[Figure scripts]
## begin

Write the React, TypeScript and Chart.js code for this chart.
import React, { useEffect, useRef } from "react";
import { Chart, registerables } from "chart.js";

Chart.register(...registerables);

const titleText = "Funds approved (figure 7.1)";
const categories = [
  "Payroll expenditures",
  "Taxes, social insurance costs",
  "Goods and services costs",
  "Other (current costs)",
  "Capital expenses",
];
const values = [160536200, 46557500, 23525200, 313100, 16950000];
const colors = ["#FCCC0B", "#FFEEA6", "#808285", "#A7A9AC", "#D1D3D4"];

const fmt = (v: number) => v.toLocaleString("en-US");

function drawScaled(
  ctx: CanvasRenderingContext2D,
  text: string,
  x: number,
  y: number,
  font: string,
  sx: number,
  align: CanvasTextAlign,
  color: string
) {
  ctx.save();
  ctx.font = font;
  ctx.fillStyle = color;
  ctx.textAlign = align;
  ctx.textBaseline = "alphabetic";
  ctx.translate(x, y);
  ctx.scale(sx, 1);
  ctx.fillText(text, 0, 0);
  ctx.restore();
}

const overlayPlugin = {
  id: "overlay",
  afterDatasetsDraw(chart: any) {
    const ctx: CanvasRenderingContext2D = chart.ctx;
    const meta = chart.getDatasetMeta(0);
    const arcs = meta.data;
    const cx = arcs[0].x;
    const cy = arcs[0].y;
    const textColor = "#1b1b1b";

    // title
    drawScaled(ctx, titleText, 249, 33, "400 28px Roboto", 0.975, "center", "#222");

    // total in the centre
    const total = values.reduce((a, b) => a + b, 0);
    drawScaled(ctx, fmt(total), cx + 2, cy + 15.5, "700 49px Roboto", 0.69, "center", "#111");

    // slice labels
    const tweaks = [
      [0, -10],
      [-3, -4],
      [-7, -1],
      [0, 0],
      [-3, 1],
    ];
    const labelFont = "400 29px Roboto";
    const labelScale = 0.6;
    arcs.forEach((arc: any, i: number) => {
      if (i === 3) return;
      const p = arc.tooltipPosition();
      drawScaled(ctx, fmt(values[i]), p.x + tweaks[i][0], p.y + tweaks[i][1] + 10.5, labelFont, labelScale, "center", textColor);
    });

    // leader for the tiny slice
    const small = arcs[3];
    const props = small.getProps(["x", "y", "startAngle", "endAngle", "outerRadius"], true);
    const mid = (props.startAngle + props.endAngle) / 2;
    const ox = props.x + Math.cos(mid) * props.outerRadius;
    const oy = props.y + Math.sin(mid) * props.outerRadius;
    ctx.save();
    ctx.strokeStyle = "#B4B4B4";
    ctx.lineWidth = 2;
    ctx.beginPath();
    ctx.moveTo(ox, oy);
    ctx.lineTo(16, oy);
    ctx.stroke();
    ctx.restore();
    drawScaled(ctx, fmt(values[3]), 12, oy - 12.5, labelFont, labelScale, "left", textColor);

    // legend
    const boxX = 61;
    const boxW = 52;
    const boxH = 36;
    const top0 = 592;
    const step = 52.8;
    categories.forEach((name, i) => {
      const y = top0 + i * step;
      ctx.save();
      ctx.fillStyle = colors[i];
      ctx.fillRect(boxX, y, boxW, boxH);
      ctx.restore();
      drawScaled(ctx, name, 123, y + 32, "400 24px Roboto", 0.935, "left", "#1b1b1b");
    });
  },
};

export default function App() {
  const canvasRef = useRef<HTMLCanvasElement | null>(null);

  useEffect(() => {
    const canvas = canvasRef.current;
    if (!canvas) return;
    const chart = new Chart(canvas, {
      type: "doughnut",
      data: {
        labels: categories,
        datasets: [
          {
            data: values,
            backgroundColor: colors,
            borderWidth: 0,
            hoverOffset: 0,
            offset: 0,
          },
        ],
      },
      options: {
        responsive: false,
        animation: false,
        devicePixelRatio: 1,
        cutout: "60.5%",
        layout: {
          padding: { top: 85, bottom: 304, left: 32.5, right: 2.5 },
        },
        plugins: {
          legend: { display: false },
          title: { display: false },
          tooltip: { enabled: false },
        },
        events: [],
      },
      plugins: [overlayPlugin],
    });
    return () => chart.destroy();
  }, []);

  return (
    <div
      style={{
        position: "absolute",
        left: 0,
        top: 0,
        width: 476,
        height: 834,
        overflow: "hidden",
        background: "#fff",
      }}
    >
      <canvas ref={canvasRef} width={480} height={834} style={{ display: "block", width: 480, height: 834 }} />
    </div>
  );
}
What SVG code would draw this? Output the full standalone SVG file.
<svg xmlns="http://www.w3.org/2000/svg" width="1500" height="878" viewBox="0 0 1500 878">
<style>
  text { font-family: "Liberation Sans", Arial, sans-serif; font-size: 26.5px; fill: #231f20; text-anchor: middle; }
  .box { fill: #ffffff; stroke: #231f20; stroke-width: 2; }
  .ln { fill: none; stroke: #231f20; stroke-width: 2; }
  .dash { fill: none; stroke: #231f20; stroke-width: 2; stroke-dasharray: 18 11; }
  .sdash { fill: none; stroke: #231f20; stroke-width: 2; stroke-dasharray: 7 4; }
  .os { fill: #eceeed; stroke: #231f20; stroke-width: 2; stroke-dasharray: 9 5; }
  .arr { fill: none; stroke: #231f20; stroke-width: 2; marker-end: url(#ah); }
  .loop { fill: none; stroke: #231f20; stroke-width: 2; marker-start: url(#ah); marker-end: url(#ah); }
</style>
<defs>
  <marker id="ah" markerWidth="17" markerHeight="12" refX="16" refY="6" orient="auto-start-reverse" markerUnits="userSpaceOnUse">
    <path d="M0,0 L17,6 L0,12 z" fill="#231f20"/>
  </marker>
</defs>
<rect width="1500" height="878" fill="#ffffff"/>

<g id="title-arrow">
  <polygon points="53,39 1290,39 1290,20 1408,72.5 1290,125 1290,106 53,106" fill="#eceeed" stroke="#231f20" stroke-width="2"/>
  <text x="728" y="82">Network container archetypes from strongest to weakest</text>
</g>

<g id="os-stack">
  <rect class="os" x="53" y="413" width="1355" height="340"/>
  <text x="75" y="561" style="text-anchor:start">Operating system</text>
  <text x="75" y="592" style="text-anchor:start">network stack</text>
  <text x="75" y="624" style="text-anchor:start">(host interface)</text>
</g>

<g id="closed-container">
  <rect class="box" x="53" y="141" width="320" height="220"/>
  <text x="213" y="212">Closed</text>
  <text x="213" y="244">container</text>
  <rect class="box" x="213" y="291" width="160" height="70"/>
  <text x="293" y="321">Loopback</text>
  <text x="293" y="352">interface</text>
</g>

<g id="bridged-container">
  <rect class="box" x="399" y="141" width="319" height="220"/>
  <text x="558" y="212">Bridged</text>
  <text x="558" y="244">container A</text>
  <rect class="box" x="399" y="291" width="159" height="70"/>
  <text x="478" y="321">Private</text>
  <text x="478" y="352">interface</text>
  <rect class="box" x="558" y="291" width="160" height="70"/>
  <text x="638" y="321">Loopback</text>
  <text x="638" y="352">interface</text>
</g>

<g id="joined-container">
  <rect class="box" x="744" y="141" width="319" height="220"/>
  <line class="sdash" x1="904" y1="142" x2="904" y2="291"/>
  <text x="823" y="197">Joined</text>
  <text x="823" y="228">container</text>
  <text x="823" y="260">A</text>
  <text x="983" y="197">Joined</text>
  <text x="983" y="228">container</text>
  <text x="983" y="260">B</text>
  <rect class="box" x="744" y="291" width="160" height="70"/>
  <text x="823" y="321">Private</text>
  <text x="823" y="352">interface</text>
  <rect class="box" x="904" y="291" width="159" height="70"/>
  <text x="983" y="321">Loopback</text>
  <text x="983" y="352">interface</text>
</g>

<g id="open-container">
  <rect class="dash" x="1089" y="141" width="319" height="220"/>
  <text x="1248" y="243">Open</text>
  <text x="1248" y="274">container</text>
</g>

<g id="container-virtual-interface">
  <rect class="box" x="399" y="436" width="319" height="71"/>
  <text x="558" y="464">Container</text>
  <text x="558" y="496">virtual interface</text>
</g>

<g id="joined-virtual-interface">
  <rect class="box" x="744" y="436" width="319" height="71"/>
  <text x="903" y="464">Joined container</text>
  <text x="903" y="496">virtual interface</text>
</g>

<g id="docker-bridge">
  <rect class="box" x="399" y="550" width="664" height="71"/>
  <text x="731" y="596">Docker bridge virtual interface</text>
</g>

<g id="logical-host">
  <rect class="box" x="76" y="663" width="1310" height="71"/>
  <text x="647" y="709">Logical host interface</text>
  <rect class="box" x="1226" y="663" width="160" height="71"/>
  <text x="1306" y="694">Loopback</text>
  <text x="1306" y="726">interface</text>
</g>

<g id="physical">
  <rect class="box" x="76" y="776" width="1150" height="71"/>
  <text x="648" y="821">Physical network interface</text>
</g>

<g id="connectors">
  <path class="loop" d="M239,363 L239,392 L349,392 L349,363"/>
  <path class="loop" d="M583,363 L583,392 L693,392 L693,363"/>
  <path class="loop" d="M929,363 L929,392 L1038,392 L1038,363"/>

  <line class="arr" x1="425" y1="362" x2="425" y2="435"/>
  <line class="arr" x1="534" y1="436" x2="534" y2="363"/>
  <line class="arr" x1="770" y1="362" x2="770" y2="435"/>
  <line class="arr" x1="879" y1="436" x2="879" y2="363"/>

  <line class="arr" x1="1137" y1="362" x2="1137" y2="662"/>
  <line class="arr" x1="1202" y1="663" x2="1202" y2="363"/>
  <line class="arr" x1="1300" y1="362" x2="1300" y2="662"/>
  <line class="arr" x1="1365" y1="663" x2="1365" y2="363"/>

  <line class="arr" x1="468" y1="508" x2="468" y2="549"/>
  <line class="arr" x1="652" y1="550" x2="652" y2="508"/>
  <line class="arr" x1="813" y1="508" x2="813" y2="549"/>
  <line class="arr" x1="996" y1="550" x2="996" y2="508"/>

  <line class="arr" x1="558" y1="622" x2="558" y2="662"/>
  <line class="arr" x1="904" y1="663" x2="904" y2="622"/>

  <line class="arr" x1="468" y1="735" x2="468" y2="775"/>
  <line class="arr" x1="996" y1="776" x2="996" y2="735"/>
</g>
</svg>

## end

## Problem statement
Pull every line containing "React" out of the records.

## Response for this exercise
Write the React, TypeScript and Chart.js code for this chart.
import React, { useEffect, useRef } from "react";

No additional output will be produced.